→ **Provided data**:
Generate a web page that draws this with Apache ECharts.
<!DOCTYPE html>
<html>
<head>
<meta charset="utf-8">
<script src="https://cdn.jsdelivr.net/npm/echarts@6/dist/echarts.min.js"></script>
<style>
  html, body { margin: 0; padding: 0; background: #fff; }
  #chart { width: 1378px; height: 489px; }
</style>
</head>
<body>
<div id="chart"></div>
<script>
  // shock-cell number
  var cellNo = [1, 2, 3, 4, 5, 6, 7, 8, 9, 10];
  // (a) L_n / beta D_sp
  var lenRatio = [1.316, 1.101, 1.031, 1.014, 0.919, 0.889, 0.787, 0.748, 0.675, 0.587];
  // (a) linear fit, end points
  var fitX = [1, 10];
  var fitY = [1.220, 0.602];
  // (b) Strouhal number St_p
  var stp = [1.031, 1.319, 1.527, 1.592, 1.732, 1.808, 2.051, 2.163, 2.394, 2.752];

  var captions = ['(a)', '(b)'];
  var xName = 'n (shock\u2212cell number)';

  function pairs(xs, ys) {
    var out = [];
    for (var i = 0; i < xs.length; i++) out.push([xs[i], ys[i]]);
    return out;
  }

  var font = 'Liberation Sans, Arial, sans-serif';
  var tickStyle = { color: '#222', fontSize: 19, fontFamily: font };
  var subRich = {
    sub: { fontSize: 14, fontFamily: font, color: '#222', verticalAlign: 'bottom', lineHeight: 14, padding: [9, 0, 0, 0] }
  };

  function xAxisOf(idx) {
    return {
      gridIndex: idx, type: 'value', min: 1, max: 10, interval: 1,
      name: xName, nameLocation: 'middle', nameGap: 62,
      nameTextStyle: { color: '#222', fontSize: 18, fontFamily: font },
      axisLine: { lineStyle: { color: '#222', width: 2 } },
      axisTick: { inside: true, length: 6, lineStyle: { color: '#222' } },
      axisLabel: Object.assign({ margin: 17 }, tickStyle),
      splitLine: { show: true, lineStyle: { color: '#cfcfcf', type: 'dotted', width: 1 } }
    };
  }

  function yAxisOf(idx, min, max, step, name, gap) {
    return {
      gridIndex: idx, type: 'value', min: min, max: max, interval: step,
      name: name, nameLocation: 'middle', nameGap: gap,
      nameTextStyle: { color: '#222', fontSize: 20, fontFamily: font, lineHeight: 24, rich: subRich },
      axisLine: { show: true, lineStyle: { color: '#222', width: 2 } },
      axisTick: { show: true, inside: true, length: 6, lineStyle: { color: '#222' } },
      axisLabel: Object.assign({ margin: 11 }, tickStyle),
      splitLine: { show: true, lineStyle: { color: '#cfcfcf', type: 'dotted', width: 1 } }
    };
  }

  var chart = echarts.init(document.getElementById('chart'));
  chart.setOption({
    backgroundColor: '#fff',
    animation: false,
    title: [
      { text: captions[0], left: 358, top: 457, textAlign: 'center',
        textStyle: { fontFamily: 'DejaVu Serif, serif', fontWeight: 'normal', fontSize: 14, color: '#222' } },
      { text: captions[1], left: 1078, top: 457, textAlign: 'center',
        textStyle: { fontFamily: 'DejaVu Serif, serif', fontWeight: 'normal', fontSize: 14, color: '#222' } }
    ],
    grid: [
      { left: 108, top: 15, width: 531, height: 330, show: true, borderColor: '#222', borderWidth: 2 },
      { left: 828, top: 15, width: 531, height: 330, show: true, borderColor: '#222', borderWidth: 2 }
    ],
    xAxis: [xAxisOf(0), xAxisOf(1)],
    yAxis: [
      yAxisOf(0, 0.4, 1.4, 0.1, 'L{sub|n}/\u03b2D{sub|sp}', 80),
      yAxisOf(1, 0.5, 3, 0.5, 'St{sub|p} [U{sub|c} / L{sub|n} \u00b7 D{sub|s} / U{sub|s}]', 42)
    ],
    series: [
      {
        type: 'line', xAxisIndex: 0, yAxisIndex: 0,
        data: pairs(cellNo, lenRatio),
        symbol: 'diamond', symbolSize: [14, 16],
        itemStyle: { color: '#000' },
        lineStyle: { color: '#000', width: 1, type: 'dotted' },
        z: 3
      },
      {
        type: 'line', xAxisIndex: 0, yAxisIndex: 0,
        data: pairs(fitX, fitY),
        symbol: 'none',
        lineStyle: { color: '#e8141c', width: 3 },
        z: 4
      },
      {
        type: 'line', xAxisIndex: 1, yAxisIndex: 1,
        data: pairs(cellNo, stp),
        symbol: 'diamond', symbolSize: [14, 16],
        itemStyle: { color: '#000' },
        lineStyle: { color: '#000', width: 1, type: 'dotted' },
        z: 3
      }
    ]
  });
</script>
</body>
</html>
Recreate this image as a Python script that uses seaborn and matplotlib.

→ **Instructions to follow**:
Retype the listing. Match it exactly.

→ **Response below**:
Generate a web page that draws this with Apache ECharts.
<!DOCTYPE html>
<html>
<head>
<meta charset="utf-8">
<script src="https://cdn.jsdelivr.net/npm/echarts@6/dist/echarts.min.js"></script>
<style>
  html, body { margin: 0; padding: 0; background: #fff; }
  #chart { width: 1378px; height: 489px; }
</style>
</head>
<body>
<div id="chart"></div>
<script>
  // shock-cell number
  var cellNo = [1, 2, 3, 4, 5, 6, 7, 8, 9, 10];
  // (a) L_n / beta D_sp
  var lenRatio = [1.316, 1.101, 1.031, 1.014, 0.919, 0.889, 0.787, 0.748, 0.675, 0.587];
  // (a) linear fit, end points
  var fitX = [1, 10];
  var fitY = [1.220, 0.602];
  // (b) Strouhal number St_p
  var stp = [1.031, 1.319, 1.527, 1.592, 1.732, 1.808, 2.051, 2.163, 2.394, 2.752];

  var captions = ['(a)', '(b)'];
  var xName = 'n (shock\u2212cell number)';

  function pairs(xs, ys) {
    var out = [];
    for (var i = 0; i < xs.length; i++) out.push([xs[i], ys[i]]);
    return out;
  }

  var font = 'Liberation Sans, Arial, sans-serif';
  var tickStyle = { color: '#222', fontSize: 19, fontFamily: font };
  var subRich = {
    sub: { fontSize: 14, fontFamily: font, color: '#222', verticalAlign: 'bottom', lineHeight: 14, padding: [9, 0, 0, 0] }
  };

  function xAxisOf(idx) {
    return {
      gridIndex: idx, type: 'value', min: 1, max: 10, interval: 1,
      name: xName, nameLocation: 'middle', nameGap: 62,
      nameTextStyle: { color: '#222', fontSize: 18, fontFamily: font },
      axisLine: { lineStyle: { color: '#222', width: 2 } },
      axisTick: { inside: true, length: 6, lineStyle: { color: '#222' } },
      axisLabel: Object.assign({ margin: 17 }, tickStyle),
      splitLine: { show: true, lineStyle: { color: '#cfcfcf', type: 'dotted', width: 1 } }
    };
  }

  function yAxisOf(idx, min, max, step, name, gap) {
    return {
      gridIndex: idx, type: 'value', min: min, max: max, interval: step,
      name: name, nameLocation: 'middle', nameGap: gap,
      nameTextStyle: { color: '#222', fontSize: 20, fontFamily: font, lineHeight: 24, rich: subRich },
      axisLine: { show: true, lineStyle: { color: '#222', width: 2 } },
      axisTick: { show: true, inside: true, length: 6, lineStyle: { color: '#222' } },
      axisLabel: Object.assign({ margin: 11 }, tickStyle),
      splitLine: { show: true, lineStyle: { color: '#cfcfcf', type: 'dotted', width: 1 } }
    };
  }

  var chart = echarts.init(document.getElementById('chart'));
  chart.setOption({
    backgroundColor: '#fff',
    animation: false,
    title: [
      { text: captions[0], left: 358, top: 457, textAlign: 'center',
        textStyle: { fontFamily: 'DejaVu Serif, serif', fontWeight: 'normal', fontSize: 14, color: '#222' } },
      { text: captions[1], left: 1078, top: 457, textAlign: 'center',
        textStyle: { fontFamily: 'DejaVu Serif, serif', fontWeight: 'normal', fontSize: 14, color: '#222' } }
    ],
    grid: [
      { left: 108, top: 15, width: 531, height: 330, show: true, borderColor: '#222', borderWidth: 2 },
      { left: 828, top: 15, width: 531, height: 330, show: true, borderColor: '#222', borderWidth: 2 }
    ],
    xAxis: [xAxisOf(0), xAxisOf(1)],
    yAxis: [
      yAxisOf(0, 0.4, 1.4, 0.1, 'L{sub|n}/\u03b2D{sub|sp}', 80),
      yAxisOf(1, 0.5, 3, 0.5, 'St{sub|p} [U{sub|c} / L{sub|n} \u00b7 D{sub|s} / U{sub|s}]', 42)
    ],
    series: [
      {
        type: 'line', xAxisIndex: 0, yAxisIndex: 0,
        data: pairs(cellNo, lenRatio),
        symbol: 'diamond', symbolSize: [14, 16],
        itemStyle: { color: '#000' },
        lineStyle: { color: '#000', width: 1, type: 'dotted' },
        z: 3
      },
      {
        type: 'line', xAxisIndex: 0, yAxisIndex: 0,
        data: pairs(fitX, fitY),
        symbol: 'none',
        lineStyle: { color: '#e8141c', width: 3 },
        z: 4
      },
      {
        type: 'line', xAxisIndex: 1, yAxisIndex: 1,
        data: pairs(cellNo, stp),
        symbol: 'diamond', symbolSize: [14, 16],
        itemStyle: { color: '#000' },
        lineStyle: { color: '#000', width: 1, type: 'dotted' },
        z: 3
      }
    ]
  });
</script>
</body>
</html>
Recreate this image as a Python script that uses seaborn and matplotlib.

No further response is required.